Полное заглушение идущей войны информацией, пропагандой, комментариями, кинооператорами на атакующих танках и героической смертью военных корреспондентов, кашей из манипулируемо-просвещенного общественного мнения и бессознательных действий – всё это представляет собой иное выражение усохшего опыта, вакуума между людьми и нависшим над ними роком – вакуума, в котором, собственно, и заключается этот рок. Овеществленный, застывший слепок событий как бы замещает сами события. Люди низводятся до актеров, играющих чудовищных тварей в документальном фильме, у которого больше нет зрителей, поскольку даже самый последний из них вынужден участвовать в событиях на экране. Именно этот аспект лежит в основе столь часто подвергавшихся критике рассуждений о phony war{63}. Можно с уверенностью сказать, что их породило фашистское стремление отмахнуться от реальности ужасов как от «чистой воды пропаганды» с тем, чтобы ужасы вершились беспрепятственно. Однако, подобно остальным тенденциям фашизма, и эта имеет свой исток в тех элементах реальности, которые как раз и утверждаются за счет фашистской установки, злорадно на них указывающей. Война действительно phony, однако ее phonyness[24] более ужасна, чем все ужасы, и те, кто над этим смеется, заранее способствуют беде.

Если бы гегелевская философия истории включала в себя и наше время, то гитлеровские бомбы-роботы, наряду с ранней смертью Александра{64} и другими аналогичными образами, обрели бы в ней место среди избранных эмпирических фактов, в которых состояние мирового духа находит непосредственное символическое выражение. Подобно самому фашизму, роботы – наводящиеся и одновременно бессубъектные. Как и фашизм, они совмещают в себе предельное техническое совершенство с совершенной слепотой. Как и фашизм, они вызывают смертельнейший страх и не приносят абсолютно никакого результата. – «Я видел мировой дух»{65}, только не восседающий на коне, а крылатый, однако лишенный головы – и это разом опровергает гегелевскую философию истории.

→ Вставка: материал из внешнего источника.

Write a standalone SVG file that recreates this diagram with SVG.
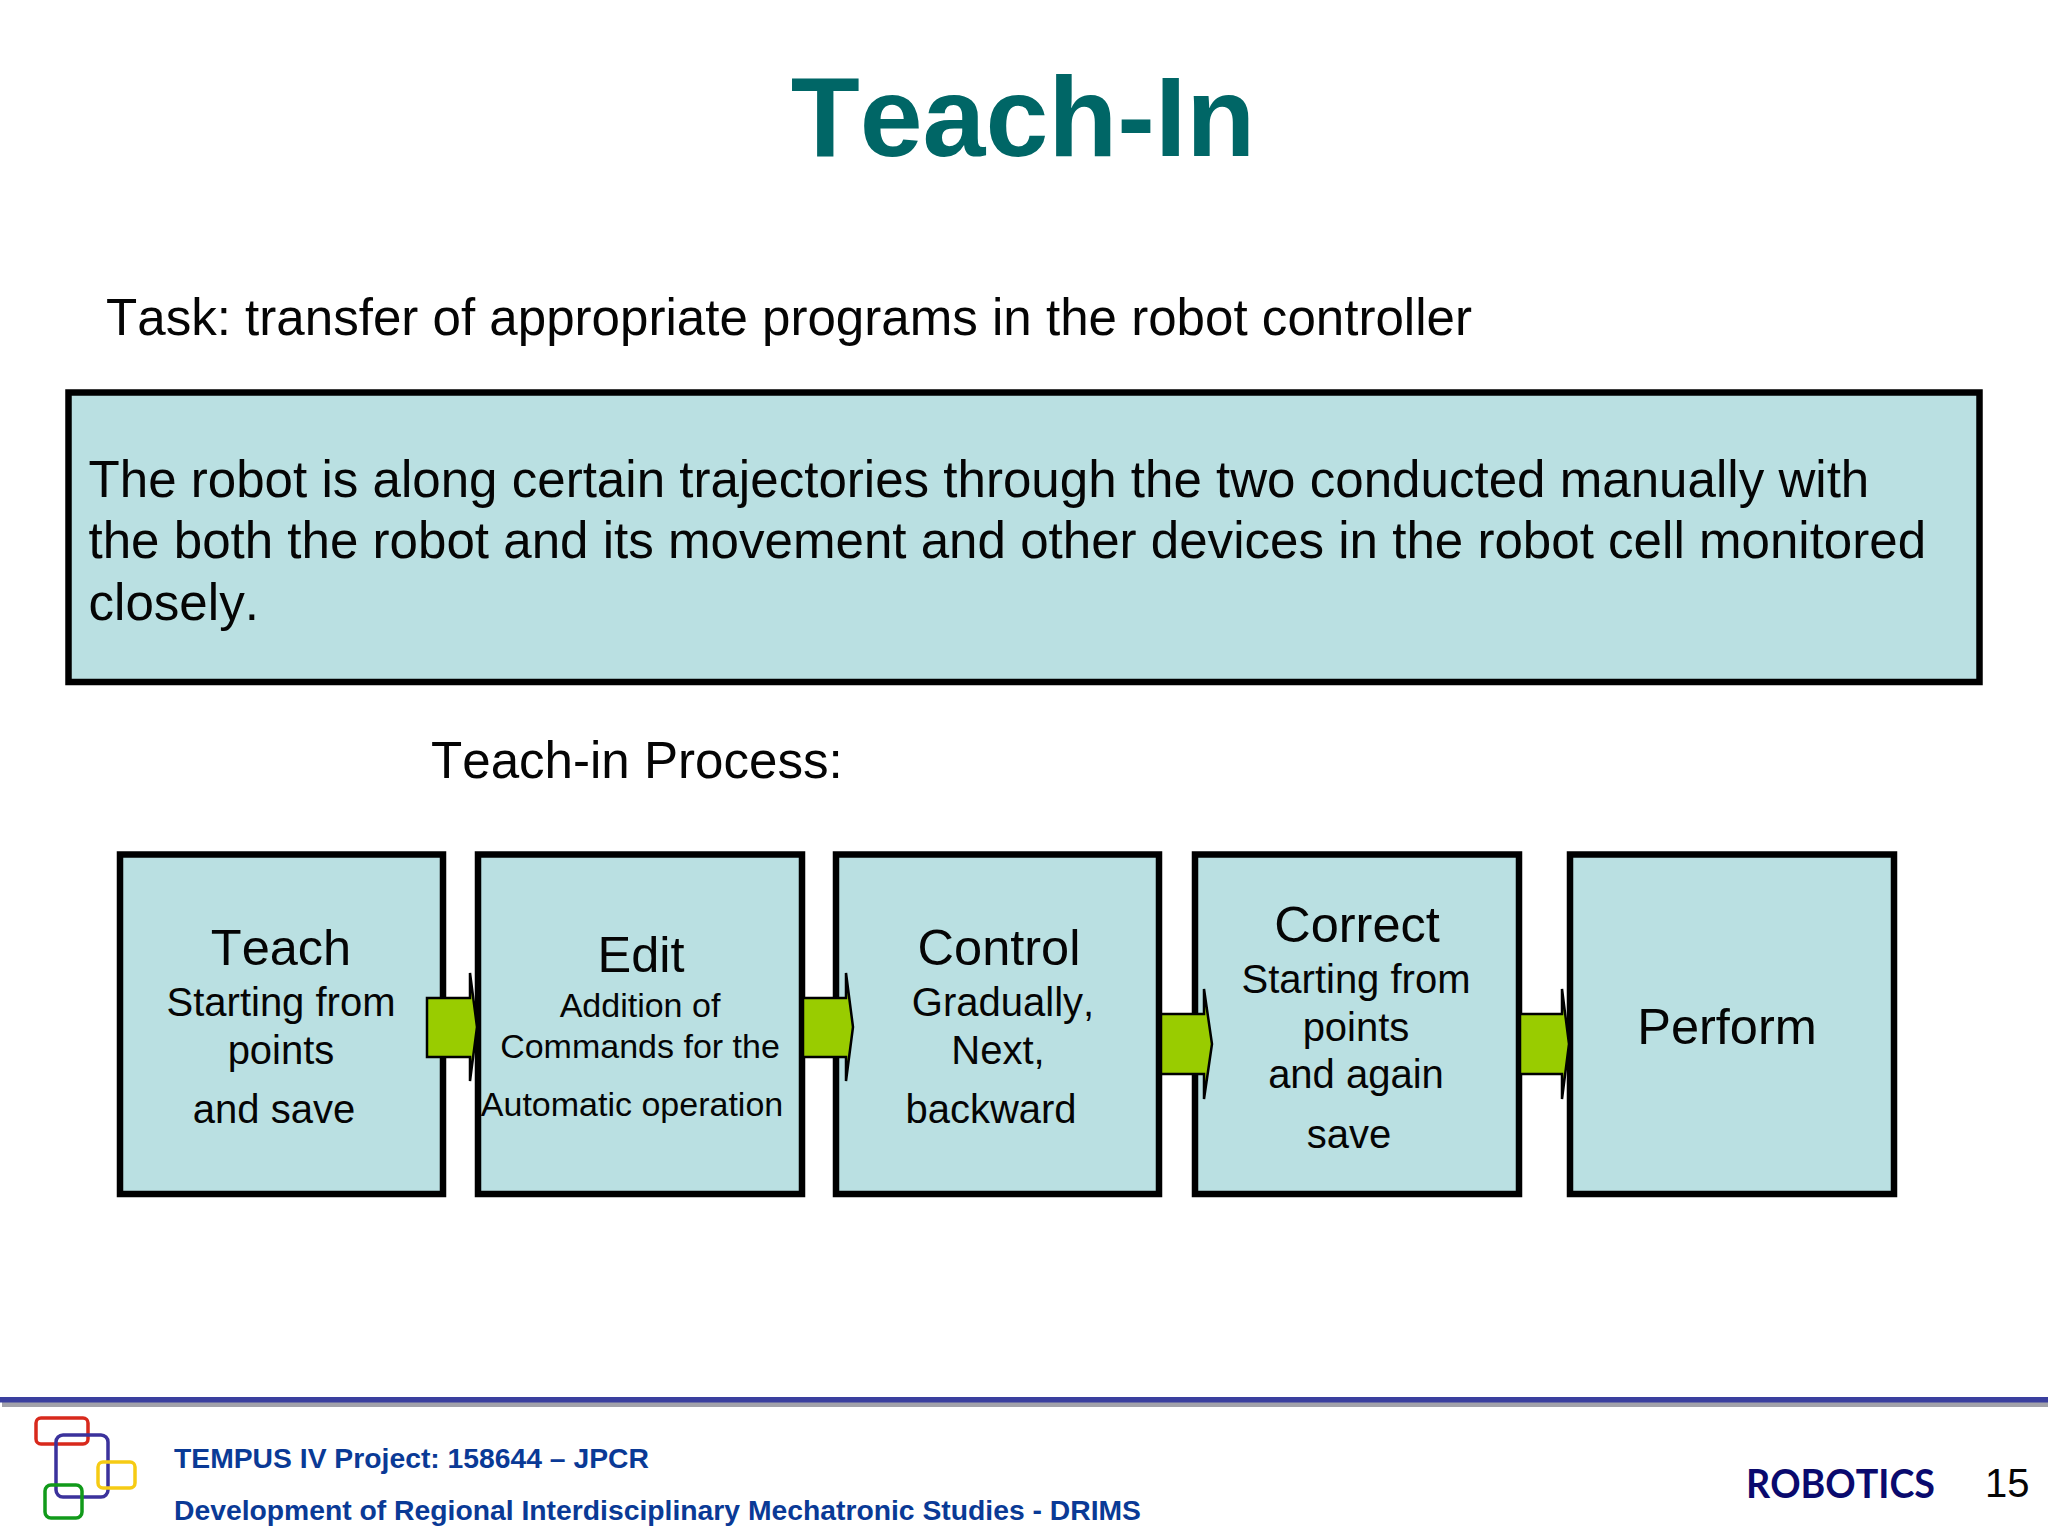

Мысль о том, что после войны вновь продолжится «нормальная» жизнь или даже культуру можно будет «восстановить», словно уже само «восстановление» культуры не есть ее отрицание, – мысль идиотическая. Убиты миллионы евреев – и это, как нам предлагается считать, всего только интерлюдия, а не сама катастрофа. Чего, собственно говоря, еще ждет эта культура? И если даже бесчисленному множеству людей дали запас времени, можно ли представить, что происшедшее в Европе не будет иметь последствий, что количество жертв не означает переход общества в целом в новое качество – в варварство? Пока всё это продолжается, ход за ходом, катастрофа непрерывна. Стоит подумать только о мести за убитых. Если будет убито столько же людей со стороны убийц, то ужас институционализируется, будет вновь введена и даже расширена докапиталистическая схема кровной мести, которая с незапамятных времен господствовала лишь в отдаленных горных местностях, и целые нации предстанут в ней бессубъектными субъектами. Если же мертвые не будут отмщены, а будет проявлена милость, то не подвергшийся наказанию фашизм вопреки всему окажется победителем, и после того как он однажды продемонстрировал, сколь легко всё сходит с рук, он обретет продолжение где-нибудь еще. Логика истории так же деструктивна, как и люди, которых она порождает: куда бы ни перемещалась ее сила тяжести, она воспроизводит эквивалент прошедшей беды. Нормальна смерть.